Results show that Bagua can achieve multiple times of speedup compared with other systems.
By supporting a diverse collection of algorithms, Bagua provides users the flexibility to choose algorithms for different tasks and network conditions (in terms of latency and bandwidth). To understand behaviors of these algorithms under different network conditions, we manually change the bandwidth and latency of connections between servers and report the epoch time accordingly.
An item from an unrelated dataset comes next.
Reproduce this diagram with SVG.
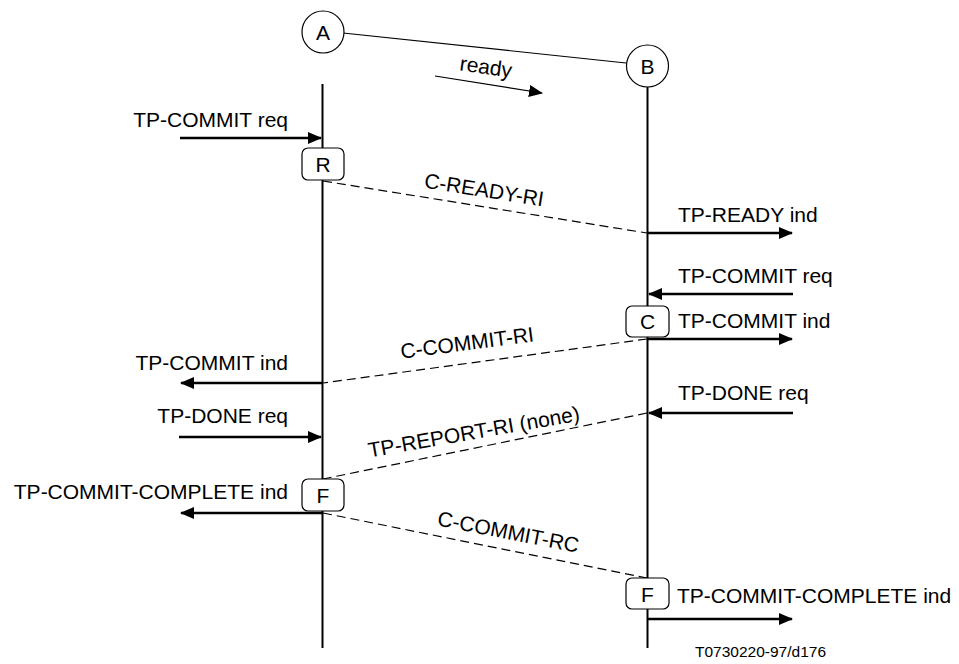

This figure shows the epoch time of Bagua (with three algorithms) and other systems when the bandwidth has been changed from 100 Gbps to 1 Gbps, and the latency has been changed up to 5 ms. As we can see, when the interconnections are slower than the fast network that we previously adopted, Bagua can provide even more significant performance boost over the existing systems. Specifically, when the bandwidth is low, algorithms that require less amount of data transmission (e.g., QAdam, ByteGrad) outperform others. When the latency is getting high, algorithms that require fewer connections (e.g., decentralized SGD) tend to be degraded less than other methods. If we keep increasing the latency, we can observe that the decentralized SGD outperforms all others.